Thread: Probability of Australian nominates either cancer or heart disease but not both as m

1. Probability of Australian nominates either cancer or heart disease but not both as m

Hi there,

I've just started University level statistics and this question has me stumped:

A survey conducted by Roy Morgan Research asked 1116 people to
nominate health issues they consider most important. 60% of
respondents nominated cancer, and 29% mentioned heart disease.
Assume that these percentages are true for the population of
Australia and that 25% of all respondents nominated both cancer and
heart disease as most important health issues.

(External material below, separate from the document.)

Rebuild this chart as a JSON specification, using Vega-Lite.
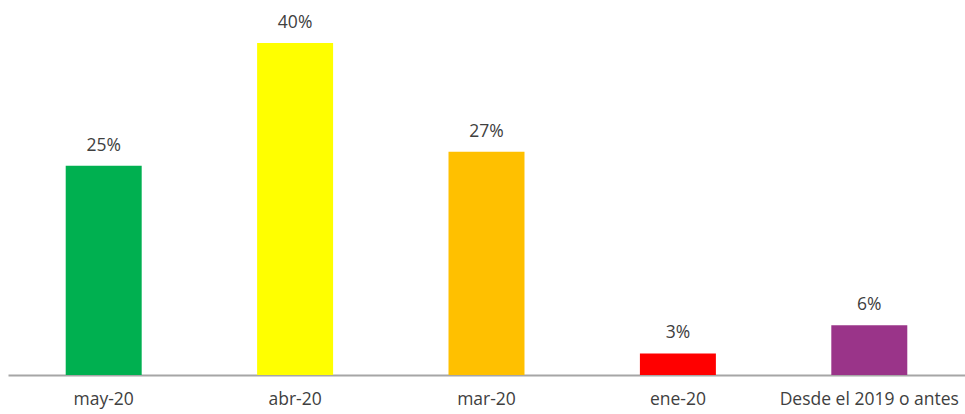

What is the probability that a randomly selected Australian
nominates either cancer or heart disease but not both as most
important health issues?

I'm finding the wording of the question difficult, i.e. what are
they asking us to find, is it the probability of C or H minus the
probability of C and H?

My attempt at the question is as follows: (please note that I'm
using the letter 'n' to represent the symbol 'and' and I'm using the
letter 'u' to represent the symbol 'or').

Let P (C) = Cancer
Let P (H) = Heart Disease

So am I trying to find, P (C u H) - P (C n H)?

P (C u H) = P (C) + P (H) - P (C n H) = 0.6 + 0.29 - 0.25 = 0.64

Therefore is the solution P (C u H) - P (C n H) = 0.64 - 0.25 = 0.39?

Thanks for any assistance

2. Yes, it's indeed asking for:

$\displaystyle P(C \cup H) - P(C \cap H)$